This was a day that was totally up in the air in regards to many aspects. First the weather was looking quite grim, with chance of snow showers and strong wind gusts and secondly we slept in much later than we had planned. Having gotten a later start than usual we opted for a short hike that would get us home before the coyotes started howling. I decided a nice spot to introduce my daughter Emily to would be Long Pond. Emily likes to dabble a bit in route-finding, but usually no trail exists in those instances, but this time an old herd path would welcome us.
After a quick stop at Stewarts for a small coffee to feed Emily's already excessive energy we made the short drive to the Whiteface Mountain Trailhead at Connery Pond. During the fall, before the snow flies the state barrier remains open to the upper parking lot, I gladly welcome this. We signed in, passed by the cable gate and began our trek along the Whiteface Landing Trail. Bundled up to block the damp air we walked along the old road and passed by an A-frame house along the shore of Connery Pond. We joked about how cool it would be to have a house like that and the pure adrenaline rush of sliding down the roof in deep winter, buried to our armpits at the landing and possible swearing to never do it again.
I had been here on several occasions and enjoy the solitude of Long Pond and Connery Pond. Each time I return the herd-path does seems to get narrower and the course gets slowly covered by dead-fall and regrowth – this time would prove no different.

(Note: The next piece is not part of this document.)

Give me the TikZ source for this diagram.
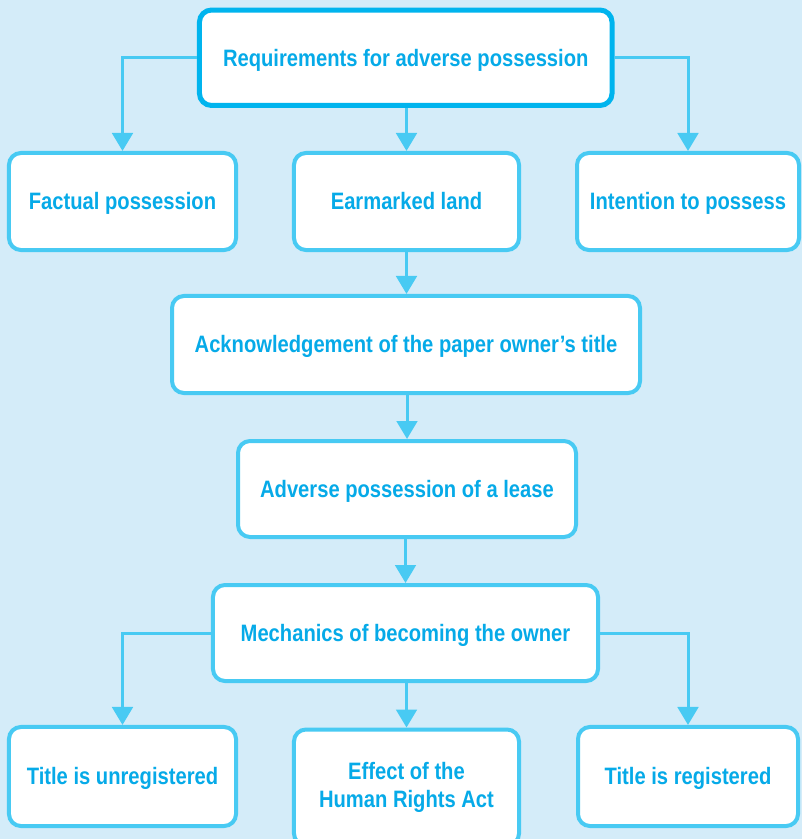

I explained to Emmy that the herd-path would be on the right just before the second gate, which is the state land boundary and she found it right off. We followed the herd-path, striding over the down trees to the old campsite on Connery Pond, which to this day, looks to be occupied from time to time. From here the route was hard to find, but soon we located it, close to shore. The herd-path heads north along the shore and immediately crossed an inlet. This inlet is very slippery and with the ever so slight coating of snow, the rocks might has well of been coated in butter. On the opposite side of the inlet we found the path to be right there.
While in parts the herd-path was quite open, much of it got covered with recent blow-down. However if you look for cut branches and slight blazes on trees it is easy to follow. The easiest approach is to remember the path follows close to shore. We meandered for a while as the path found the best route through the thicker forest. At one point we had to push through some new growth evergreens. However, just before this point the skies opened up and dumped a nice helping of fresh powder on our heads and branches of the trees we needed to pass through.
As we approached the Long Pond Outlet at the North-West end of Connery Pond we head a very loud rustling in the water. We ever-so hoped it would be a moose, so we slowed to a crawl, walked softly and quietly – well, as softly as a 200 pound person can move and as quietly as a 12 year old on caffeine can be. Then, surely enough - it was a flock of ducks, having fun, playing tag along shore in the thick bush. So as soon as my heart rhythm got back to normal we moved on. Shortly we were at the Long Pond Outlet which was another battle of slick water crossings. This time I utilized my pivot point, my butt, to get me across. My philosophy is – a damp butt is better than a wet end. Once across the outlet we had about another 100 feet of herd-path before we reached the canoe-carry between Connery Pond to Long Pond. This carry is very open and more like an actual state trail. The carry was a very short 5 minute hike and spit us out on the shore of Long Pond with killer views of the surrounding peaks and Moss Cliff.
After a rather long break and some hot cider, compliments of a Jet Boil Stove. We were following our route in. This time however, it was Emmy's turn to lead the way. This was to be her adventure in route-finding, not just mine. She did amazing, hence, we made it out and I can write about it. As she quickly found out, it's very important to have scenery recognition on the way in to help aid on the travel out of the woods. It ended up being the familiar landmarks that helped lead the way.
This is a great outing for those who want to dabble in route-finding without the fear and hesitation of a full bushwhack route. However, I can't stress highly enough the importance of a map and compass and a GPS if you have one available. But more importantly, the ability to use them.